One cannot be sure if Cela is presenting Pascual as a figure like Meursault in Camus' The Stranger, a man alienated from the world and its traditional values; or if the novel is a more conventional form of social criticism, showing that the randomly cruel conditions of life in rural Spain are such that Pascual's descent is inevitable. Pascual narrates his story in a matter-of-fact tone, acknowledging the sins and crimes he has committed but telling us, at the very beginning, that "I am not, sir, a bad person." It is possible Pascual is a sociopath, except for the fact that he says he regrets his crimes, and he feels remorse, though if this is genuine, one wonders why he has deliberately and even methodically committed such acts. It is as if an uncontrollable force has urged him on, almost like Macbeth, except that Pascual unlike Macbeth has nothing to gain by killing. Perhaps, then Cela's ultimate theme is that it is simply an unknown quantity of the cosmos that is responsible for criminal behavior.
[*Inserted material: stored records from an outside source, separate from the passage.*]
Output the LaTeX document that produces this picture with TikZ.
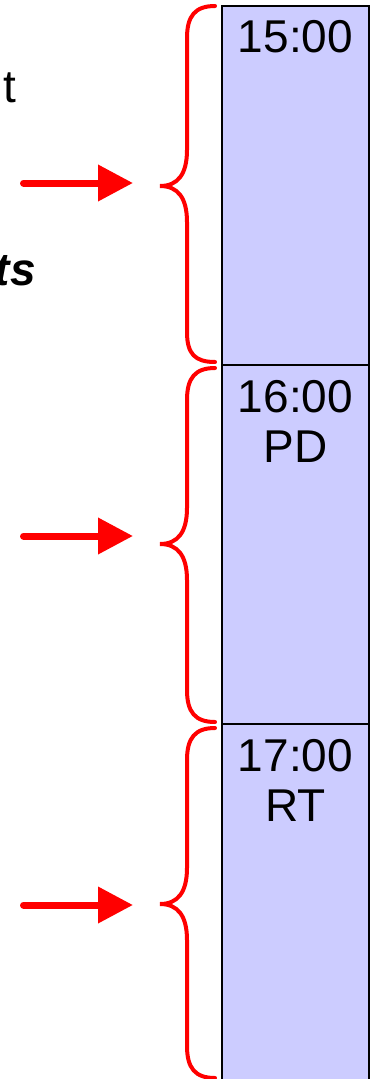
\documentclass[tikz,border=0pt]{standalone}
\usepackage{fontspec}
\setmainfont{Liberation Sans}
\usetikzlibrary{arrows.meta}
\definecolor{boxfill}{HTML}{CCCCFF}
\begin{document}
\begin{tikzpicture}[x=1pt,y=-1pt,
  slot/.style={draw=black,line width=2.5pt,fill=boxfill,minimum width=147pt,inner sep=0pt,outer sep=0pt,anchor=north west},
  lbl/.style={font=\fontsize{46}{50}\selectfont,inner sep=0pt,anchor=base},
  bracepath/.style={draw=red,line width=4pt,line cap=round},
  redarrow/.style={draw=red,line width=7pt,line cap=round,-{Triangle[length=35pt,width=35pt]}}]
\useasboundingbox (0,0) rectangle (375,1079);
% boxes
\node[slot,minimum height=359pt] (b1) at (222,6) {};
\node[slot,minimum height=359pt] (b2) at (222,365) {};
\node[slot,minimum height=380pt] (b3) at (222,724) {};
% labels
\node[lbl] (t1) at (295.5,52) {15:00};
\node[lbl] (t2) at (295.5,412) {16:00};
\node[lbl] (c2) at (295.5,462) {PD};
\node[lbl] (t3) at (295.5,771) {17:00};
\node[lbl] (c3) at (295.5,821) {RT};
% left texts
\node[lbl,anchor=base east] (w1) at (16,102) {t};
\node[lbl,anchor=base east] (w2) at (36,285) {\textbf{\textit{ts}}};
% braces
\draw[bracepath] (215,6) .. controls (195,6) and (187,16) .. (187,38) -- (187,150)
  .. controls (187,174) and (178,186) .. (160,186)
  .. controls (178,186) and (187,198) .. (187,222) -- (187,332)
  .. controls (187,354) and (195,362) .. (215,362);
\draw[bracepath] (215,368) .. controls (195,368) and (187,378) .. (187,400) -- (187,508)
  .. controls (187,532) and (178,544) .. (160,544)
  .. controls (178,544) and (187,556) .. (187,580) -- (187,690)
  .. controls (187,712) and (195,722) .. (215,722);
\draw[bracepath] (215,728) .. controls (195,728) and (187,738) .. (187,760) -- (187,868)
  .. controls (187,892) and (178,904) .. (160,904)
  .. controls (178,904) and (187,916) .. (187,940) -- (187,1046)
  .. controls (187,1068) and (195,1078) .. (215,1078);
% arrows
\coordinate (s1) at (23.5,183); \coordinate (e1) at (133,183);
\coordinate (s2) at (23.5,536); \coordinate (e2) at (133,536);
\coordinate (s3) at (23.5,905); \coordinate (e3) at (133,905);
\draw[redarrow] (s1) -- (e1);
\draw[redarrow] (s2) -- (e2);
\draw[redarrow] (s3) -- (e3);
\end{tikzpicture}
\end{document}
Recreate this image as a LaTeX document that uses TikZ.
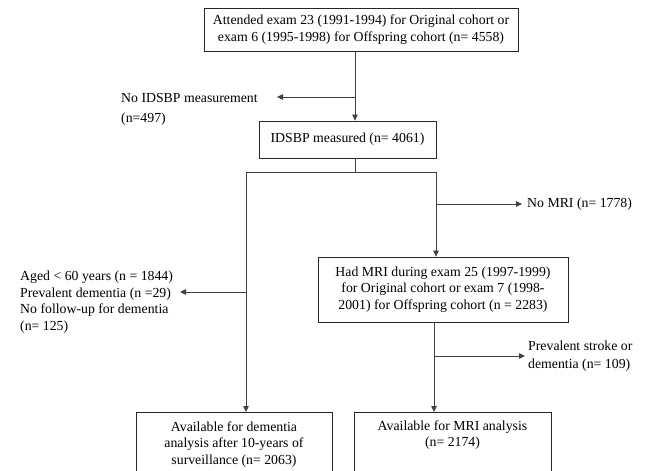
\documentclass[tikz,border=0pt]{standalone}
\usepackage{fontspec}
\setmainfont{Liberation Serif}
\usetikzlibrary{arrows.meta}
\tikzset{
  box/.style={draw=black!85, line width=0.8bp, align=center, inner sep=0pt, font=\fontsize{13.8bp}{16.5bp}\selectfont},
  lbl/.style={align=left, inner sep=0pt, anchor=west, font=\fontsize{13.8bp}{16.5bp}\selectfont},
  conn/.style={draw=black!75, line width=0.8bp},
  arr/.style={conn, -{Triangle[length=6bp,width=5.5bp]}},
}
\begin{document}
\begin{tikzpicture}[x=1bp,y=-1bp]
\useasboundingbox (0,0) rectangle (655,471);
\clip (0,0) rectangle (655,471);
% boxes
\node[box, minimum width=314bp, minimum height=43bp] (top) at (361,29.5)
  {Attended exam 23 (1991-1994) for Original cohort or\\exam 6 (1995-1998) for Offspring cohort (n= 4558)};
\node[box, minimum width=177bp, minimum height=37bp] (idsbp) at (347.5,139.5)
  {IDSBP measured (n= 4061)};
\node[box, minimum width=250bp, minimum height=65bp] (mri) at (443,289.5)
  {Had MRI during exam 25 (1997-1999)\\for Original cohort or exam 7 (1998-\\2001) for Offspring cohort (n = 2283)};
\node[box, anchor=north, minimum width=196bp, minimum height=64bp] (dem) at (234,412)
  {Available for dementia\\analysis after 10-years of\\surveillance (n= 2063)};
\node[box, anchor=north, minimum width=197bp, minimum height=64bp] (mrian) at (452.5,412)
  {Available for MRI analysis\\(n= 2174)\\\strut};
% labels
\node[lbl, anchor=north west] (noid) at (121,93)
  {No IDSBP measurement\\[3.5bp](n=497)};
\node[lbl] (nomri) at (527,204) {No MRI (n= 1778)};
\node[lbl] (prev) at (528,356) {Prevalent stroke or\\[1bp]dementia (n= 109)};
\node[lbl, anchor=north west] (aged) at (20,271)
  {Aged < 60 years (n = 1844)\\Prevalent dementia (n =29)\\No follow-up for dementia\\(n= 125)};
% junctions
\coordinate (j1) at (355,97);
\coordinate (t1) at (277,97);
\coordinate (s) at (355,172);
\coordinate (sl) at (246,172);
\coordinate (sr) at (436,172);
\coordinate (j2) at (436,204);
\coordinate (j3) at (246,292);
\coordinate (t3) at (180,292);
\coordinate (j4) at (434,356);
% connectors
\draw[arr] (top.south -| j1) -- (idsbp.north -| j1);
\draw[arr] (j1) -- (t1);
\draw[conn] (idsbp.south -| s) -- (s);
\draw[conn] (sl) -- (sr);
\draw[arr] (sr) -- (mri.north -| sr);
\draw[arr] (j2) -- ([xshift=-5bp]nomri.west);
\draw[arr] (sl) -- (dem.north -| sl);
\draw[arr] (j3) -- (t3);
\draw[arr] (mri.south -| j4) -- (mrian.north -| j4);
\draw[arr] (j4) -- ([xshift=-3bp]prev.west);
\end{tikzpicture}
\end{document}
It's significant that in the novel's postscript we are told that Pascual does not go to the gallows calmly, but first passes out, and then

....he began carrying on so about not wanting to die and its being a terrible thing to do what they were doing to him, that he had to be dragged along and put down on the stool by force....he ended his days spitting and stamping, with no thought for the persons around him, in the most abject and the vilest way a man can die, letting everyone see his fear of death. [p. 166, trans. Anthony Kerrigan]

It's a far cry from the existential calm of Meursault, who on the last page of l'Étranger quietly wishes that at his execution there will be a great crowd who will greet him "with howls of hatred."